Supreme Court to Settle Tip Taxation Controversy
The case, United States v. Fior d'Italia, involves a San Francisco restauranteur who claims that the IRS is incorrect in assessing the restaurant's share of Social Security taxes on employee tip income based on estimates made from tips recorded on credit card charge slips. The 9th U.S. Circuit Court of Appeals has sided with the restaurant, explaining that making blanket estimates of all tips based on information on credit card slips incorrectly assumes that cash tippers tip as much as credit card tippers. "People paying in cash, however generous they may feel, are limited by the amount of cash in their wallets," opined  the court.
Furthermore, according to the legal brief  filed with the U.S. Supreme Court by Fior d'Italia, the only way to accurately know how much employees receive in tips is to rely on reporting by the employees. "Since tips are…split with indirectly tipped employees (e.g. hostess, busboys, bartenders, bread girls, etc.) in varying amounts at the discretion of the directly tipped employees, employee reporting is the only way for an employer to know the amount of tips retained by individual employees."
The restaurant's attorney, Tracy J. Power, points out  that waiters, waitresses, and bartenders don't even earn the amount of tips shown on credit card receipts. The workers share tips with other employees, some of whom are exempt from taxation on the small amount of tips they earn.

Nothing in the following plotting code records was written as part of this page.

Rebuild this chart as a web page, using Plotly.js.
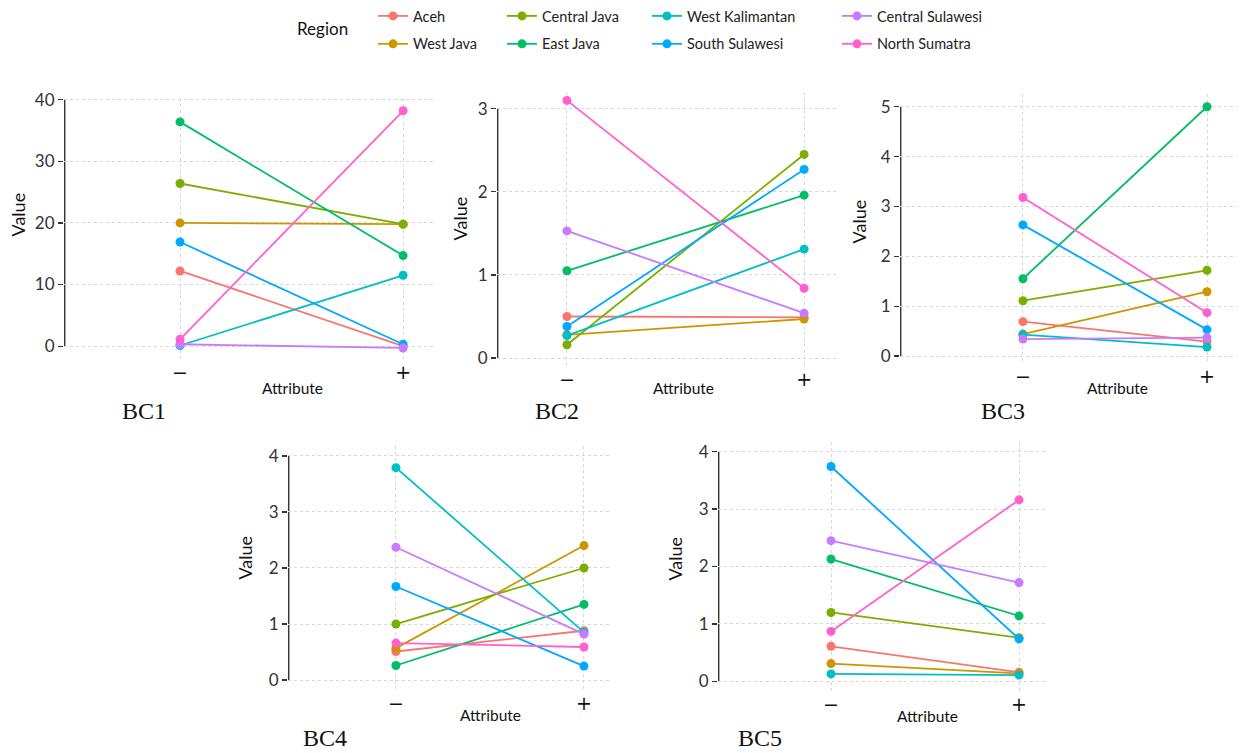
<!DOCTYPE html>
<html>
<head>
<meta charset="utf-8">
<script src="https://cdn.plot.ly/plotly-3.0.1.min.js"></script>
<style>html,body{margin:0;padding:0;background:#fff;}#chart{width:1241px;height:753px;}</style>
</head>
<body>
<div id="chart"></div>
<script>
// ---------------- data ----------------
const regions = ["Aceh", "West Java", "Central Java", "East Java", "West Kalimantan", "South Sulawesi", "Central Sulawesi", "North Sumatra"];
const regionColors = ["#F8766D", "#CD9600", "#7CAE00", "#00BE67", "#00BFC4", "#00A9FF", "#C77CFF", "#FF61CC"];
const attributeLevels = ["\u2212", "+"];
const panelNames = ["BC1", "BC2", "BC3", "BC4", "BC5"];
const yTicks1 = [0, 10, 20, 30, 40];
const yTicks2 = [0, 1, 2, 3];
const yTicks3 = [0, 1, 2, 3, 4, 5];
const yTicks4 = [0, 1, 2, 3, 4];
const yTicks5 = [0, 1, 2, 3, 4];

// values in region order, for attribute "−" and "+"
const bc1Minus = [12.2, 20.0, 26.4, 36.4, 0.1, 16.9, 0.3, 1.1];
const bc1Plus  = [0.0, 19.8, 19.8, 14.7, 11.5, 0.3, -0.3, 38.2];
const bc2Minus = [0.50, 0.28, 0.16, 1.05, 0.27, 0.38, 1.53, 3.10];
const bc2Plus  = [0.49, 0.47, 2.45, 1.96, 1.31, 2.27, 0.54, 0.84];
const bc3Minus = [0.69, 0.44, 1.11, 1.55, 0.43, 2.63, 0.34, 3.18];
const bc3Plus  = [0.29, 1.29, 1.72, 5.00, 0.18, 0.53, 0.37, 0.87];
const bc4Minus = [0.51, 0.57, 1.00, 0.26, 3.79, 1.67, 2.37, 0.66];
const bc4Plus  = [0.88, 2.40, 2.00, 1.35, 0.85, 0.25, 0.82, 0.59];
const bc5Minus = [0.61, 0.31, 1.20, 2.13, 0.13, 3.74, 2.45, 0.87];
const bc5Plus  = [0.16, 0.14, 0.76, 1.14, 0.11, 0.74, 1.72, 3.16];

// ---------------- layout helpers ----------------
const W = 1241, H = 753;
const px = v => v / W;
const py = v => 1 - v / H;

const panels = [
  {minus: bc1Minus, plus: bc1Plus, ticks: yTicks1, xd: [64, 435],  yd: [96, 358],  xr: [-0.52, 1.143], yr: [-2.1, 40.32],
   value: [18, 213], attr: [292, 387], label: [144, 410]},
  {minus: bc2Minus, plus: bc2Plus, ticks: yTicks2, xd: [497, 838], yd: [90, 365],  xr: [-0.295, 1.143], yr: [-0.096, 3.204],
   value: [460, 217], attr: [683, 387], label: [557, 410]},
  {minus: bc3Minus, plus: bc3Plus, ticks: yTicks3, xd: [900, 1237], yd: [92, 362], xr: [-0.668, 1.163], yr: [-0.14, 5.26],
   value: [859, 220], attr: [1117, 387], label: [1003, 410]},
  {minus: bc4Minus, plus: bc4Plus, ticks: yTicks4, xd: [288, 612], yd: [445, 690], xr: [-0.574, 1.149], yr: [-0.18, 4.18],
   value: [245, 557], attr: [490, 715], label: [325, 738]},
  {minus: bc5Minus, plus: bc5Plus, ticks: yTicks5, xd: [718, 1048], yd: [441, 691], xr: [-0.601, 1.154], yr: [-0.17, 4.17],
   value: [675, 558], attr: [927, 716], label: [760, 738]}
];

const sans = "Lato, 'Open Sans', sans-serif";
const traces = [];
const layout = {
  width: W, height: H,
  margin: {l: 0, r: 0, t: 0, b: 0},
  paper_bgcolor: "#ffffff", plot_bgcolor: "#ffffff",
  font: {family: sans, color: "#333333", size: 15},
  showlegend: true,
  annotations: [], shapes: []
};

// legends: one per entry, column-major like the reference
const legendTextX = [413, 542, 687, 877];
const legendRowY = [14, 42];
regions.forEach((r, i) => {
  const col = Math.floor(i / 2), row = i % 2;
  const key = i === 0 ? "legend" : "legend" + (i + 1);
  layout[key] = {
    x: px(legendTextX[col] - 40), y: py(legendRowY[row]),
    xanchor: "left", yanchor: "middle", orientation: "v",
    bgcolor: "rgba(0,0,0,0)", borderwidth: 0,
    font: {family: sans, size: 14.5, color: "#222222"}
  };
});

panels.forEach((p, k) => {
  const n = k === 0 ? "" : String(k + 1);
  const xa = "x" + n, ya = "y" + n;
  // capped axis line from first to last break (drawn first, below the data)
  layout.shapes.push({
    type: "line", xref: xa, yref: ya, layer: "below",
    x0: p.xr[0], x1: p.xr[0], y0: p.ticks[0], y1: p.ticks[p.ticks.length - 1],
    line: {color: "#333333", width: 2.8}
  });
  regions.forEach((r, i) => {
    traces.push({
      type: "scatter", mode: "lines+markers",
      x: attributeLevels, y: [p.minus[i], p.plus[i]],
      xaxis: xa, yaxis: ya, name: r,
      line: {color: regionColors[i], width: 1.8},
      marker: {color: regionColors[i], size: 9},
      showlegend: k === 0,
      legend: i === 0 ? "legend" : "legend" + (i + 1),
      hoverinfo: "x+y+name"
    });
  });
  layout["xaxis" + n] = {
    domain: [px(p.xd[0]), px(p.xd[1])], anchor: ya,
    type: "category", categoryorder: "array", categoryarray: attributeLevels,
    range: p.xr, showline: false, zeroline: false, ticks: "",
    showgrid: true, gridcolor: "#d8d8d8", griddash: "dot", gridwidth: 1,
    tickfont: {family: "'DejaVu Sans', sans-serif", size: 19, color: "#111111"}, fixedrange: true
  };
  layout["yaxis" + n] = {
    domain: [py(p.yd[1]), py(p.yd[0])], anchor: xa,
    range: p.yr, tickvals: p.ticks, ticktext: p.ticks.map(String),
    showline: false, zeroline: false, ticks: "outside", ticklen: 5, tickcolor: "#333333", tickwidth: 1.2,
    showgrid: true, gridcolor: "#d8d8d8", griddash: "dot", gridwidth: 1,
    tickfont: {family: sans, size: 17, color: "#333333"}, fixedrange: true
  };
  layout.annotations.push({
    text: "Value", textangle: -90, xref: "paper", yref: "paper",
    x: px(p.value[0]), y: py(p.value[1]), xanchor: "center", yanchor: "middle",
    showarrow: false, font: {family: sans, size: 18, color: "#111111"}
  });
  layout.annotations.push({
    text: "Attribute", xref: "paper", yref: "paper",
    x: px(p.attr[0]), y: py(p.attr[1]), xanchor: "center", yanchor: "middle",
    showarrow: false, font: {family: sans, size: 15.5, color: "#111111"}
  });
  layout.annotations.push({
    text: panelNames[k], xref: "paper", yref: "paper",
    x: px(p.label[0]), y: py(p.label[1]), xanchor: "center", yanchor: "middle",
    showarrow: false, font: {family: "'Liberation Serif', 'DejaVu Serif', serif", size: 24, color: "#111111"}
  });
});

layout.annotations.push({
  text: "Region", xref: "paper", yref: "paper", x: px(322), y: py(27),
  xanchor: "center", yanchor: "middle", showarrow: false,
  font: {family: sans, size: 17, color: "#111111"}
});

Plotly.newPlot("chart", traces, layout, {displayModeBar: false, staticPlot: true});
</script>
</body>
</html>
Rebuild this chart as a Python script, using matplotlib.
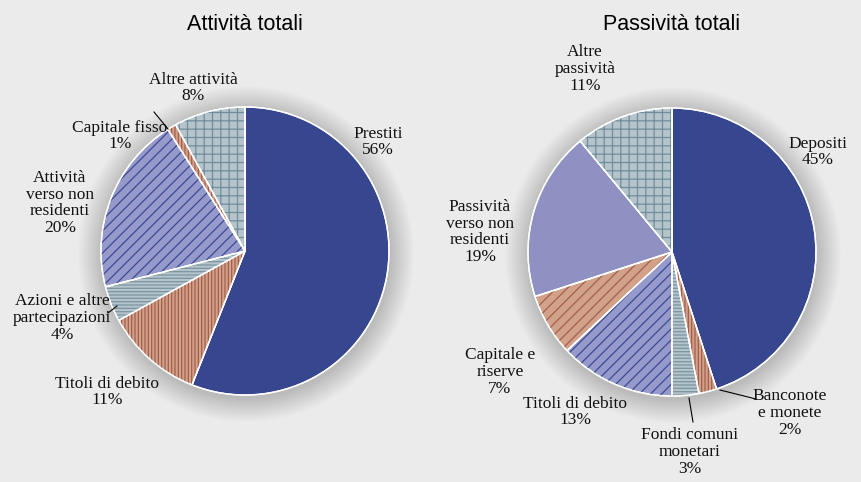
import matplotlib
matplotlib.use("Agg")
import matplotlib.pyplot as plt
from matplotlib.patches import Wedge, Circle

# --- data ---
att_labels = ["Prestiti", "Titoli di debito", "Azioni e altre\npartecipazioni",
              "Attività\nverso non\nresidenti", "Capitale fisso", "Altre attività"]
att_values = [56, 11, 4, 20, 1, 8]

pas_labels = ["Depositi", "Banconote\ne monete", "Fondi comuni\nmonetari",
              "Titoli di debito", "Capitale e\nriserve", "Passività\nverso non\nresidenti",
              "Altre\npassività"]
pas_values = [45, 2, 3, 13, 7, 19, 11]

titles = ["Attività totali", "Passività totali"]

# --- styles ---
W, H = 862, 482
BG = "#ebebeb"
BLUE = "#36468f"
LAV = "#959acb"
LAV2 = "#8f91c2"
BROWN = "#d2a18a"
GREYBL = "#b5c3cb"
HBROWN = "#a45f4d"
HBLUE = "#3c4a96"
HGREY = "#7a95a3"

# (facecolor, hatch, hatch colour)
att_style = [(BLUE, None, None), (BROWN, "|||||", HBROWN), (GREYBL, "-----", HGREY),
             (LAV, "///", HBLUE), (BROWN, "|||||", HBROWN), (GREYBL, "++", "#6f8e9c")]
pas_style = [(BLUE, None, None), (BROWN, "|||||", HBROWN), (GREYBL, "-----", HGREY),
             (LAV, "///", HBLUE), (BROWN, "///", HBROWN), (LAV2, None, None),
             (GREYBL, "++", "#6f8e9c")]

# label centres in pixels from top-left, and optional leader lines
att_pos = [(378, 142), (107, 392), (62, 318), (60, 203), (120, 136), (193, 88)]
att_lines = {2: ((108, 313), (117, 306)), 4: ((154, 112), (168, 129))}
pas_pos = [(818, 152), (790, 413), (690, 452), (575, 412), (500, 372), (480, 232), (585, 69)]
pas_lines = {1: ((720, 390), (756, 399)), 2: ((689, 398), (693, 422))}

centers = [(245, 251), (672, 252)]
radius = 144

plt.rcParams["hatch.linewidth"] = 0.9
fig = plt.figure(figsize=(W / 100, H / 100), dpi=100, facecolor=BG)
ax = fig.add_axes([0, 0, 1, 1])
ax.set_xlim(0, W)
ax.set_ylim(0, H)
ax.set_aspect("equal")
ax.axis("off")


def draw(values, labels, styles, pos, lines, center, title):
    cx, cy = center[0], H - center[1]
    # soft shadow
    for k in range(24, 0, -1):
        ax.add_patch(Circle((cx + 1, cy - 3), radius + k, color="black",
                            alpha=0.008, lw=0, zorder=1))
    wedges, _ = ax.pie(values, startangle=90, counterclock=False, radius=radius,
                       center=(cx, cy), colors=[s[0] for s in styles],
                       wedgeprops=dict(edgecolor="white", linewidth=1.0))
    for w, (fc, hatch, hc) in zip(wedges, styles):
        w.set_zorder(3)
        if hatch:
            ax.add_patch(Wedge(w.center, w.r, w.theta1, w.theta2, facecolor="none",
                               edgecolor=hc, lw=0, hatch=hatch, zorder=4))
        ax.add_patch(Wedge(w.center, w.r, w.theta1, w.theta2, facecolor="none",
                           edgecolor="white", lw=1.0, zorder=5))
    for i, (lab, v) in enumerate(zip(labels, values)):
        x, y = pos[i]
        ax.text(x, H - y, f"{lab}\n{v}%", ha="center", va="center", fontsize=12.5,
                family=["Liberation Serif", "DejaVu Serif"], linespacing=1.05,
                color="#111111", zorder=6)
    for (x0, y0), (x1, y1) in lines.values():
        ax.plot([x0, x1], [H - y0, H - y1], color="black", lw=0.8, zorder=6)
    ax.text(center[0], H - 25, title, ha="center", va="center", fontsize=15.5,
            family=["Liberation Sans Narrow", "Liberation Sans"], color="black")


draw(att_values, att_labels, att_style, att_pos, att_lines, centers[0], titles[0])
draw(pas_values, pas_labels, pas_style, pas_pos, pas_lines, centers[1], titles[1])

ax.set_xlim(0, W)
ax.set_ylim(0, H)
fig.savefig("out.png", dpi=100, facecolor=BG)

Reports are that the Supreme Court justices seemed sympathetic with the restaurant when responding to oral arguments on Monday, however Justice David Souter reminded spectators  that although "it makes a lot of sense" to criticize a law in which "the burden is on the taxpayer to give information he is not in the best position to know," the IRS might still prevail because there is no high court precedent that requires common sense to be a requirement when it comes to tax laws.